La plus grosse inconnue, cependant, est la tolérance dont fera preuve la population mondiale devant les ravages infligés à sa vie par les tentatives de résolution des difficultés du capitalisme. Quel que soit le mélange de stimulation et de respect de la liberté du marché adopté par les gouvernements, il sera payé par la majorité de la classe ouvrière, par plus de chômage ou par des salaires inférieurs et moins d’avantages sociaux – en fait, comme nous pouvons déjà le constater, ce sera les deux. Les gens voudront-ils repartir à la guerre, comme lors des dernières grandes crises, pour assurer de meilleures conditions à leurs entreprises nationales ? Les Européens, quels que soient les projets de leurs gouvernements, semblent avoir appris leur leçon à cet égard, tandis que l’acceptation de la guerre par la population américaine semble avoir faibli après la série de défaites et d’impasses en Corée, au Vietnam et en Irak et bientôt en Afghanistan. Les gens vont-ils au contraire s’occuper d’améliorer leurs propres conditions de vie de la façon concrète et immédiate qu’exigera une économie en déroute ? Les millions de nouveaux SDF vont-ils voir dans les maisons saisies vides, les marchandises invendables et les aliments stockés par le gouvernement, le moyen de se maintenir en vie ? Sans aucun doute, et, comme par le passé, les Américains exigeront que l’industrie ou le gouvernement leur procurent des emplois, mais comme ces exigences se heurtent aux limites économiques, il leur viendra peut-être aussi à l’esprit que les usines, les bureaux, les fermes et autres lieux de travail existeront encore même s’ils ne sont plus rentables, et qu’on peut les mettre en marche pour produire les marchandises dont les gens ont besoin. Même s’il n’y a pas assez de postes – d’emploi rémunéré par les entreprises ou l’Etat – il y a énormément de travail à faire si les gens organisent la production et la distribution pour eux-mêmes, en dehors des contraintes de l’économie marchande.
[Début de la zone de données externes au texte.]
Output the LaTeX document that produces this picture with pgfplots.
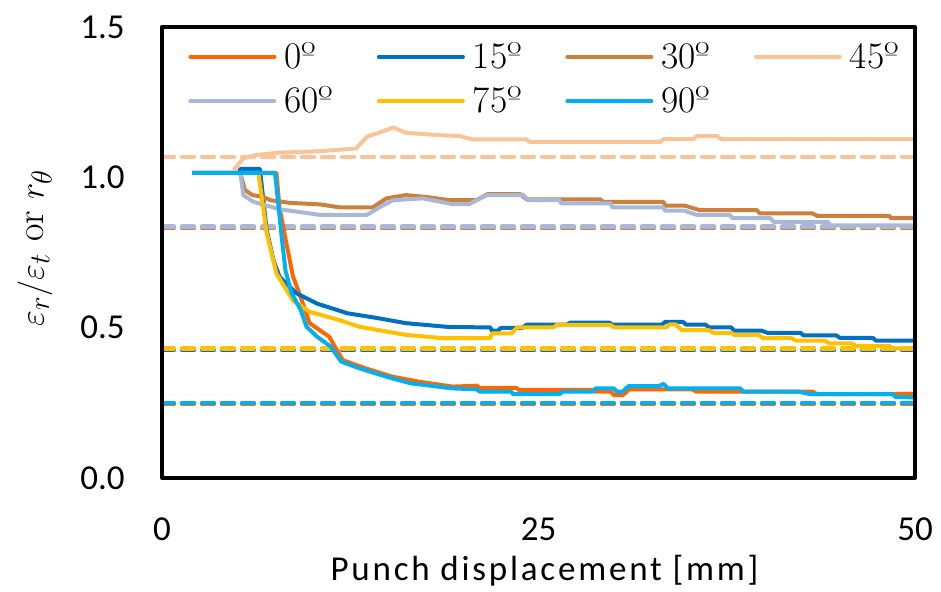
\documentclass[border=0pt]{standalone}
\usepackage{pgfplots}
\pgfplotsset{compat=1.18}
\usepackage{fontspec}
\newfontfamily\calfont{Carlito}
\newfontfamily\calsp[LetterSpace=8]{Carlito}
\definecolor{c0}{RGB}{255,102,0}
\definecolor{c15}{RGB}{0,112,192}
\definecolor{c30}{RGB}{204,128,60}
\definecolor{c45}{RGB}{251,196,150}
\definecolor{c60}{RGB}{168,184,214}
\definecolor{c75}{RGB}{255,192,0}
\definecolor{c90}{RGB}{0,176,240}
\begin{document}
\begin{tikzpicture}
\begin{axis}[
  scale only axis, width=376.5pt, height=225.5pt,
  xmin=0, xmax=50, ymin=0, ymax=1.5,
  xtick={0,25,50}, ytick={0,0.5,1,1.5},
  major tick length=0pt,
  axis on top,
  axis line style={line width=2pt, line join=round},
  /pgf/number format/assume math mode=true,
  yticklabel={\pgfmathprintnumber[fixed,fixed zerofill,precision=1]{\tick}},
  ticklabel style={font=\calfont\fontsize{17.5}{20}\selectfont, inner sep=0pt},
  yticklabel style={anchor=east, xshift=-18.5pt},
  xticklabel style={anchor=north, yshift=-19.5pt},
  xlabel={Punch displacement [mm]},
  xlabel style={at={(axis description cs:0.5,0)}, anchor=base, yshift=-51pt, xshift=3pt, font=\calsp\fontsize{17.5}{20}\selectfont, inner sep=0pt},
  ylabel={$\varepsilon_r\big/\varepsilon_t$\ or\ $r_\theta$},
  ylabel style={at={(axis description cs:-0.1687,0.51)}, anchor=center, font=\fontsize{19}{22}\selectfont, inner sep=0pt},
  legend columns=4,
  legend style={at={(rel axis cs:0,1)}, anchor=north west, xshift=10pt, yshift=-5.3pt,
    draw=none, fill=none, font=\fontsize{18.75}{22}\selectfont,
    nodes={inner sep=0pt}, row sep=7.7pt,
    /tikz/every odd column/.style={column sep=4pt},
    /tikz/every even column/.style={column sep=0pt}},
  legend image code/.code={\draw[#1, line width=2pt, line cap=round] (0pt,0pt) -- (42pt,0pt);},
  every axis plot/.append style={line join=round},
]
% dashed reference lines
\addplot[c0, line width=2.2pt, dash pattern=on 6pt off 4pt, line cap=round, forget plot] coordinates {(0,0.246) (50,0.246)};
\addplot[c90, line width=2.2pt, dash pattern=on 6pt off 4pt, line cap=round, forget plot] coordinates {(0,0.250) (50,0.250)};
\addplot[c15, line width=2.2pt, dash pattern=on 6pt off 4pt, line cap=round, forget plot] coordinates {(0,0.426) (50,0.426)};
\addplot[c75, line width=2.2pt, dash pattern=on 6pt off 4pt, line cap=round, forget plot] coordinates {(0,0.431) (50,0.431)};
\addplot[c30, line width=2.2pt, dash pattern=on 6pt off 4pt, line cap=round, forget plot] coordinates {(0,0.832) (50,0.832)};
\addplot[c60, line width=2.2pt, dash pattern=on 6pt off 4pt, line cap=round, forget plot] coordinates {(0,0.836) (50,0.836)};
\addplot[c45, line width=2.2pt, dash pattern=on 6pt off 4pt, line cap=round, forget plot] coordinates {(0,1.067) (50,1.067)};
% 0
\addplot[c0, line width=2pt] coordinates {(2,1.015) (7.6,1.015) (7.8,0.90) (8.3,0.77) (8.7,0.67) (9.2,0.603) (9.8,0.515) (11.1,0.47) (12.0,0.392) (13.5,0.365) (15.3,0.337) (17.1,0.32) (19.3,0.304) (20.9,0.307) (21.1,0.300) (23.5,0.300) (23.7,0.293) (28.5,0.293) (28.8,0.287) (29.8,0.287) (30.0,0.276) (30.6,0.276) (30.8,0.284) (31.0,0.295) (35.2,0.295) (35.5,0.287) (43.2,0.287) (43.5,0.279) (48.6,0.279) (48.8,0.280) (50,0.280)};
\addlegendentry{\makebox[46.25pt][l]{0º}}
% 15
\addplot[c15, line width=2pt] coordinates {(2,1.015) (5.1,1.015) (5.2,1.028) (6.5,1.028) (6.95,0.825) (7.4,0.725) (7.8,0.67) (8.9,0.615) (10.3,0.58) (12.3,0.548) (14.3,0.532) (16.2,0.515) (19.1,0.502) (21.8,0.501) (21.9,0.490) (22.3,0.490) (22.5,0.499) (23.9,0.499) (24.2,0.510) (26.9,0.510) (27.1,0.517) (29.7,0.517) (29.9,0.510) (33.2,0.510) (33.4,0.519) (34.6,0.519) (34.8,0.510) (36.1,0.510) (36.3,0.501) (37.8,0.501) (38.0,0.490) (39.8,0.490) (40.2,0.483) (42.4,0.483) (42.6,0.474) (44.8,0.474) (45.0,0.466) (47.2,0.466) (47.4,0.457) (50,0.457)};
\addlegendentry{\makebox[46.25pt][l]{15º}}
% 30
\addplot[c30, line width=2pt] coordinates {(5.2,1.015) (5.5,0.958) (6.0,0.941) (6.7,0.935) (7.2,0.924) (8.5,0.915) (10.5,0.91) (11.8,0.900) (14.0,0.900) (14.9,0.930) (16.2,0.941) (17.5,0.935) (19.1,0.924) (20.9,0.924) (21.6,0.944) (23.8,0.944) (24.2,0.927) (29.1,0.927) (29.3,0.918) (33.3,0.918) (33.4,0.906) (34.7,0.906) (35.7,0.891) (39.5,0.891) (39.7,0.880) (43.2,0.880) (43.5,0.872) (48.3,0.872) (48.4,0.864) (50,0.864)};
\addlegendentry{\makebox[46.25pt][l]{30º}}
% 45
\addplot[c45, line width=2pt] coordinates {(4.75,1.024) (5.4,1.063) (6.2,1.074) (7.8,1.082) (10.5,1.087) (12.9,1.096) (13.6,1.135) (14.9,1.157) (15.35,1.166) (16.2,1.148) (18.5,1.14) (19.8,1.137) (20.6,1.126) (24.2,1.126) (24.4,1.118) (33.1,1.118) (33.3,1.127) (35.3,1.127) (35.5,1.137) (36.9,1.137) (37.1,1.127) (50,1.127)};
\addlegendentry{\makebox[46.25pt][l]{45º}}
% 60
\addplot[c60, line width=2pt] coordinates {(5.2,1.015) (5.4,0.941) (6.05,0.919) (7.8,0.894) (10.5,0.875) (13.6,0.875) (14.5,0.902) (15.35,0.924) (17.3,0.930) (19.3,0.911) (20.4,0.911) (21.1,0.93) (21.6,0.941) (24.0,0.941) (24.3,0.924) (26.4,0.924) (26.5,0.913) (29.8,0.913) (29.9,0.900) (33.3,0.900) (33.4,0.889) (34.7,0.889) (35.5,0.875) (37.7,0.875) (37.9,0.864) (40.4,0.864) (40.6,0.852) (44.2,0.852) (44.4,0.840) (50,0.840)};
\addlegendentry{\makebox[46.25pt][l]{60º}}
% 75
\addplot[c75, line width=2pt] coordinates {(2,1.015) (6.4,1.015) (6.95,0.815) (7.6,0.68) (8.7,0.59) (9.8,0.553) (11.8,0.525) (13.1,0.503) (16.2,0.476) (18.7,0.465) (21.8,0.465) (21.9,0.481) (23.2,0.481) (23.6,0.501) (26.0,0.501) (26.2,0.509) (29.8,0.509) (30.0,0.501) (33.5,0.501) (33.7,0.511) (34.1,0.511) (34.5,0.492) (36.3,0.492) (36.6,0.483) (37.8,0.483) (38.0,0.476) (39.6,0.476) (39.9,0.465) (41.8,0.465) (42.1,0.457) (44.0,0.457) (44.3,0.448) (45.8,0.448) (46.1,0.439) (48.3,0.439) (48.5,0.431) (50,0.431)};
\addlegendentry{\makebox[46.25pt][l]{75º}}
% 90
\addplot[c90, line width=2pt] coordinates {(2,1.015) (7.5,1.015) (7.6,0.97) (7.95,0.80) (8.2,0.69) (8.6,0.615) (9.2,0.56) (9.6,0.503) (10.3,0.47) (11.2,0.437) (11.9,0.387) (13.1,0.365) (14.9,0.337) (16.5,0.315) (19.3,0.298) (20.9,0.295) (21.1,0.287) (23.2,0.287) (23.3,0.279) (26.4,0.279) (26.6,0.287) (28.6,0.287) (28.8,0.298) (30.0,0.298) (30.2,0.287) (30.6,0.287) (30.8,0.298) (31.0,0.306) (33.0,0.306) (33.3,0.313) (33.6,0.298) (38.4,0.298) (38.6,0.287) (42.3,0.287) (43.0,0.279) (48.5,0.279) (48.7,0.270) (50,0.268)};
\addlegendentry{\makebox[46.25pt][l]{90º}}
\end{axis}
\pgfresetboundingbox
\path[use as bounding box] (-81pt,-56.5pt) rectangle (389.5pt,239pt);
\end{tikzpicture}
\end{document}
Quand nous nous sommes retrouvés dans la merde jusqu’au cou à l’automne 2008, tous ceux qui avaient accès aux médias, du Président aux commentateurs de gauche comme Doug Henwood du Left Business Observer, sont tombés d’accord sur la nécessité de sauver les banques en leur injectant des liquidités prises dans les caisses du gouvernement, de peur que l’économie toute entière ne s’écroule. Mais, sans parler du fait que l’économie est de toute façon en train de s’écrouler, c’est le contraire qui est plus proche de la vérité : si le système financier dans son ensemble s’affaissait et que l’argent cessait d’être la source d’énergie de la production, tout l’appareil productif de la société – les machines, les matières premières et surtout les travailleurs – serait toujours là, ainsi que les besoins humains qu’il pourrait servir. Moins il faudra aux gens d’années de souffrance et de confusion pour s’en rendre compte, mieux ce sera.

P. M. Jr

NOTES

(1) TARP : le Troubled Asset Relief Program est le nom initialement donné au Plan Paulson. Il s’agit d’un programme d’aide aux institutions financières qui possèdent des actifs toxiques.

(2) George Cooper, The Origins of Financial Crises, Harriman House, 2008.